Current info on Wisconsin laws can be found here.
More info can be found in the 
video "A Family Undertaking."

Monday, July 14, 2014

Romans + Galatians

So that's why the sem makes guys take a course in either Romans or Galatians -- they say SO much the same thing!

Romans 7 -- I can't do the good I want to do. 
Galatians 5:17 "The flesh lusts against the Spirit, and the Spirit against the flesh; and these are contrary to one another, so that you do not do the things that you wish."

Romans 8:14 Those led by the Spirit of God are "sons of God."
Galatians 5:18  Those led by the Spirit of God "are not under the law."
Earlier in Galatians, Paul is on about how being-a-son means you're not-under-law.

Galatians 3:29 and 4:7 We are heirs according to the promise, no longer slaves but sons, an heir of God through Christ.
Romans 8:16-17 We are children of God, joint heirs with Christ.

Sunday, July 13, 2014


1. The book I'm reading about introverts and extroverts is full of stories.  More stories than research.  Anecdotal evidence doesn't bother me.  I usually enjoy stories.

2.  But one of the stories is about Al Gore and his passionate work to save the world from global warming.  Or climate change.  Or whatever we're calling it these days.  The author makes the point that Mr Gore worked doggedly on this issue for decades.  Few people listened to him because he is an introvert and doesn't make his case in a splashy way that draws the attention of extroverts.  She pointed out that Gore's movie finally woke up people to the danger we're in, so we're finally taking seriously the necessity to save the planet.

Normally, I will read such things and shake my head in disbelief.  I may crab about it a bit.  (Or more.)  And then I'll go on, taking the good parts of the book and ignoring the bad.  But this kind of book?  If the author believes the global warming and climate change are real, can I believe other things she says? 

3.  To add to my skepticism, she characterized the "Western God" as an extrovert, as seen in Jesus Christ Superstar where God's "son Jesus is kind and tender, but also a charismatic, crowd-pleasing man of influence."

Okay, maybe the Lord is an extrovert.  (What He's all about is giving Himself to others, pouring Himself out for us.)    But the author's source for this insight?

For real?  Jesus Christ Superstar?

4.  I did like the section on sensitivity, conscience, and guilt.  Apparently, introverts tend to feel guilty even when they've done nothing wrong.  They tend to feel embarrassed themselves when friends are teased.  They may fail lie-detector tests even when they're telling the truth. 

Story:  One day my brother and I came home from grade school on our lunch-hour.

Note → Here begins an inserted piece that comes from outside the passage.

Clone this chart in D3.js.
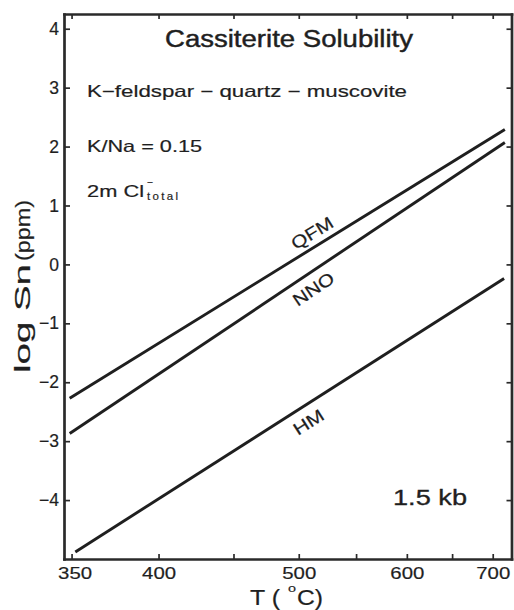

David and I watched one kid walking on the other side of the street take off his jacket.  Then he swung it at another kid, whipping him again and again.  That day Dad was working nearby so he happened to be home for lunch too.  As we told the story of the mean boy, Dad got mad.  He was angry at the kid for hurting the other child.  He went on and on about how the jacket-zipper could have cut the other child or injured an eye.  As an adult, I realize that everything Dad said that day was reasonable.  But in the midst of the situation, I felt accused.  I remember spouting, "Why are you mad at us?  We didn't do anything wrong!  We didn't hit anybody!"  Poor Dad.  He probably wondered where I came up with such a statement. 

And thus, the section about introverts feeling excess guilt resonated with me.

Queen of Heaven

Jeremiah calls the people to repentance for their offerings and their prayers to the "queen of heaven," Asherah.

It seems very odd that the Roman Catholic church would choose that phrase as a title for Mary, given the scriptural use of the term to refer to a false goddess.